-- start of Data lines --
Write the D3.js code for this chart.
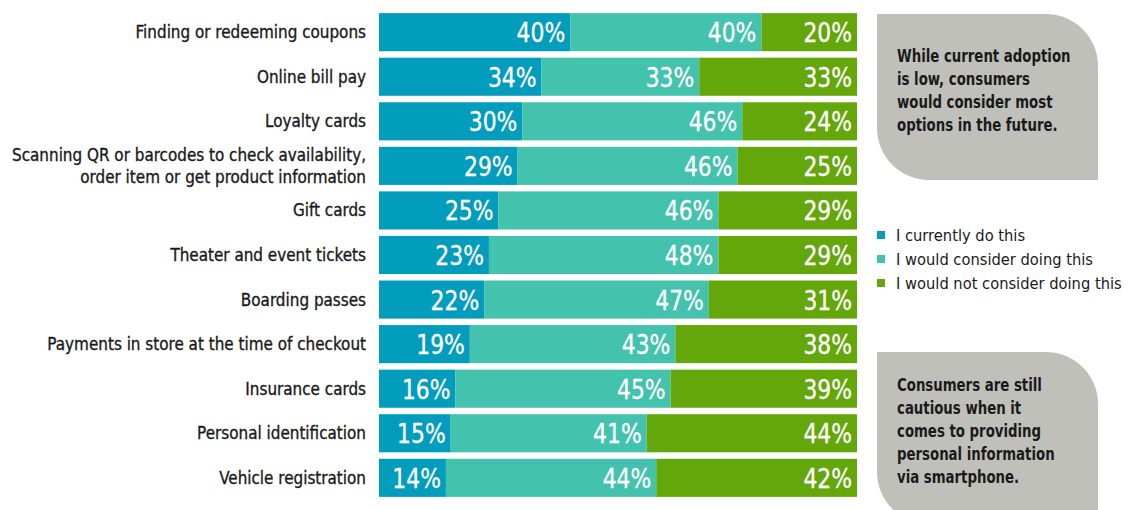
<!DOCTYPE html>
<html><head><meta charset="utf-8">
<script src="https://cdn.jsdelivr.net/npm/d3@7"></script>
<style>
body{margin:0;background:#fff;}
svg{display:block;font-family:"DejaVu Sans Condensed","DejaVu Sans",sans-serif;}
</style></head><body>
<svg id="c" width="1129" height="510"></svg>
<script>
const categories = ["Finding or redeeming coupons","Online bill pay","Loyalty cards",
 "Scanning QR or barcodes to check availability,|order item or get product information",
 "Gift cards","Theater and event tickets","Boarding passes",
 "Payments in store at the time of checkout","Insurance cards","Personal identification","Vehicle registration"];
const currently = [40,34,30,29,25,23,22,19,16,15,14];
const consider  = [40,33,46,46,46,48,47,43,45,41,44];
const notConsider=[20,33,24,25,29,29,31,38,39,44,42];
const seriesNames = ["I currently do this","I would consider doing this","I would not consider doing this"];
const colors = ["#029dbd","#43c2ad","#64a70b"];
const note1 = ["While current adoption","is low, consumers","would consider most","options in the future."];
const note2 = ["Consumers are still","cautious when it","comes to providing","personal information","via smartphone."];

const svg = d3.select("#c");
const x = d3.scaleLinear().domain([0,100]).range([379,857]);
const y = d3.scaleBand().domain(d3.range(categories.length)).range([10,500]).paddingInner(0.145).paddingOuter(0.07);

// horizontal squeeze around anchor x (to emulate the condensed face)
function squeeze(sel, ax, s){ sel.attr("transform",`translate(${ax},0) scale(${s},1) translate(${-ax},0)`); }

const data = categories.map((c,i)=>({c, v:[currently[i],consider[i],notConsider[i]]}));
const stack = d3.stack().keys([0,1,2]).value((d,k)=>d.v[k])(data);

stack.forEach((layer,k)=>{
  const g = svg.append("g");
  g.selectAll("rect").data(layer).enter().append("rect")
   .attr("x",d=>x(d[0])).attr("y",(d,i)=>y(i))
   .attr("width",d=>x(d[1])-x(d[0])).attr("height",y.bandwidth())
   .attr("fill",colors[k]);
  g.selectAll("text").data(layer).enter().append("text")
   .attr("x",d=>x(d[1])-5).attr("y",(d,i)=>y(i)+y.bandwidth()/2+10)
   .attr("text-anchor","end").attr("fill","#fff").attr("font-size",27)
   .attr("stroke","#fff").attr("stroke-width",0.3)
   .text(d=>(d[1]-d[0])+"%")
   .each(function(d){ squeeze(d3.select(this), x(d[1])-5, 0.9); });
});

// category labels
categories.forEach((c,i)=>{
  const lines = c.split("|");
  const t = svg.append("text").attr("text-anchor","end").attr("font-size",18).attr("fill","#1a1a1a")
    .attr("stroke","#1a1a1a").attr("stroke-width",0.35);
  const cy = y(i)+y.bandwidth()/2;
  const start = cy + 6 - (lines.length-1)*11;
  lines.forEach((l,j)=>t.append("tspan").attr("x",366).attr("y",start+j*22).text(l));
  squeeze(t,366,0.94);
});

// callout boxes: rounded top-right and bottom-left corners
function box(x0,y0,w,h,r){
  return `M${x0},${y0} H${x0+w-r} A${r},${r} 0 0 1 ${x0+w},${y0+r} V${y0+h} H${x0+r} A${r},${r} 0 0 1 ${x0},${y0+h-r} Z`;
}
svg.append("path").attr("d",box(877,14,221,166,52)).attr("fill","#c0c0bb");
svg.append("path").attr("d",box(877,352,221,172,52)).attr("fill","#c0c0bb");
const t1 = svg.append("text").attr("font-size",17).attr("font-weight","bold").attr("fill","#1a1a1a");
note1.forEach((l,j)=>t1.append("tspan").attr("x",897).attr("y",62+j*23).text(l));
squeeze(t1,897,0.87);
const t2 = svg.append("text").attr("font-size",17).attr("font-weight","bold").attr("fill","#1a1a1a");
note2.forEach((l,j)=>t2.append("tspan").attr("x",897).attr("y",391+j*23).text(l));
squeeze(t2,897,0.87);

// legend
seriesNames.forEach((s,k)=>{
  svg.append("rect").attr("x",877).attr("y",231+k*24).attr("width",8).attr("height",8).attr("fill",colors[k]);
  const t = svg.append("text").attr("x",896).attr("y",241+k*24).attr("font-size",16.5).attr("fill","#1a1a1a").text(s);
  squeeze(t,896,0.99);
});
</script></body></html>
-- end of Data lines --
### Goal
Reproduce every line precisely as given, omitting all pictures.

### Solution for this problem
Write the D3.js code for this chart.
<!DOCTYPE html>
<html><head><meta charset="utf-8">
<script src="https://cdn.jsdelivr.net/npm/d3@7"></script>
<style>
body{margin:0;background:#fff;}
svg{display:block;font-family:"DejaVu Sans Condensed","DejaVu Sans",sans-serif;}
</style></head><body>
<svg id="c" width="1129" height="510"></svg>
<script>
const categories = ["Finding or redeeming coupons","Online bill pay","Loyalty cards",
 "Scanning QR or barcodes to check availability,|order item or get product information",
 "Gift cards","Theater and event tickets","Boarding passes",
 "Payments in store at the time of checkout","Insurance cards","Personal identification","Vehicle registration"];
const currently = [40,34,30,29,25,23,22,19,16,15,14];
const consider  = [40,33,46,46,46,48,47,43,45,41,44];
const notConsider=[20,33,24,25,29,29,31,38,39,44,42];
const seriesNames = ["I currently do this","I would consider doing this","I would not consider doing this"];
const colors = ["#029dbd","#43c2ad","#64a70b"];
const note1 = ["While current adoption","is low, consumers","would consider most","options in the future."];
const note2 = ["Consumers are still","cautious when it","comes to providing","personal information","via smartphone."];

const svg = d3.select("#c");
const x = d3.scaleLinear().domain([0,100]).range([379,857]);
const y = d3.scaleBand().domain(d3.range(categories.length)).range([10,500]).paddingInner(0.145).paddingOuter(0.07);

// horizontal squeeze around anchor x (to emulate the condensed face)
function squeeze(sel, ax, s){ sel.attr("transform",`translate(${ax},0) scale(${s},1) translate(${-ax},0)`); }

const data = categories.map((c,i)=>({c, v:[currently[i],consider[i],notConsider[i]]}));
const stack = d3.stack().keys([0,1,2]).value((d,k)=>d.v[k])(data);

stack.forEach((layer,k)=>{
  const g = svg.append("g");
  g.selectAll("rect").data(layer).enter().append("rect")
   .attr("x",d=>x(d[0])).attr("y",(d,i)=>y(i))
   .attr("width",d=>x(d[1])-x(d[0])).attr("height",y.bandwidth())
   .attr("fill",colors[k]);
  g.selectAll("text").data(layer).enter().append("text")
   .attr("x",d=>x(d[1])-5).attr("y",(d,i)=>y(i)+y.bandwidth()/2+10)
   .attr("text-anchor","end").attr("fill","#fff").attr("font-size",27)
   .attr("stroke","#fff").attr("stroke-width",0.3)
   .text(d=>(d[1]-d[0])+"%")
   .each(function(d){ squeeze(d3.select(this), x(d[1])-5, 0.9); });
});

// category labels
categories.forEach((c,i)=>{
  const lines = c.split("|");
  const t = svg.append("text").attr("text-anchor","end").attr("font-size",18).attr("fill","#1a1a1a")
    .attr("stroke","#1a1a1a").attr("stroke-width",0.35);
  const cy = y(i)+y.bandwidth()/2;
  const start = cy + 6 - (lines.length-1)*11;
  lines.forEach((l,j)=>t.append("tspan").attr("x",366).attr("y",start+j*22).text(l));
  squeeze(t,366,0.94);
});

// callout boxes: rounded top-right and bottom-left corners
function box(x0,y0,w,h,r){
  return `M${x0},${y0} H${x0+w-r} A${r},${r} 0 0 1 ${x0+w},${y0+r} V${y0+h} H${x0+r} A${r},${r} 0 0 1 ${x0},${y0+h-r} Z`;
}
svg.append("path").attr("d",box(877,14,221,166,52)).attr("fill","#c0c0bb");
svg.append("path").attr("d",box(877,352,221,172,52)).attr("fill","#c0c0bb");
const t1 = svg.append("text").attr("font-size",17).attr("font-weight","bold").attr("fill","#1a1a1a");
note1.forEach((l,j)=>t1.append("tspan").attr("x",897).attr("y",62+j*23).text(l));
squeeze(t1,897,0.87);
const t2 = svg.append("text").attr("font-size",17).attr("font-weight","bold").attr("fill","#1a1a1a");
note2.forEach((l,j)=>t2.append("tspan").attr("x",897).attr("y",391+j*23).text(l));
squeeze(t2,897,0.87);

// legend
seriesNames.forEach((s,k)=>{
  svg.append("rect").attr("x",877).attr("y",231+k*24).attr("width",8).attr("height",8).attr("fill",colors[k]);
  const t = svg.append("text").attr("x",896).attr("y",241+k*24).attr("font-size",16.5).attr("fill","#1a1a1a").text(s);
  squeeze(t,896,0.99);
});
</script></body></html>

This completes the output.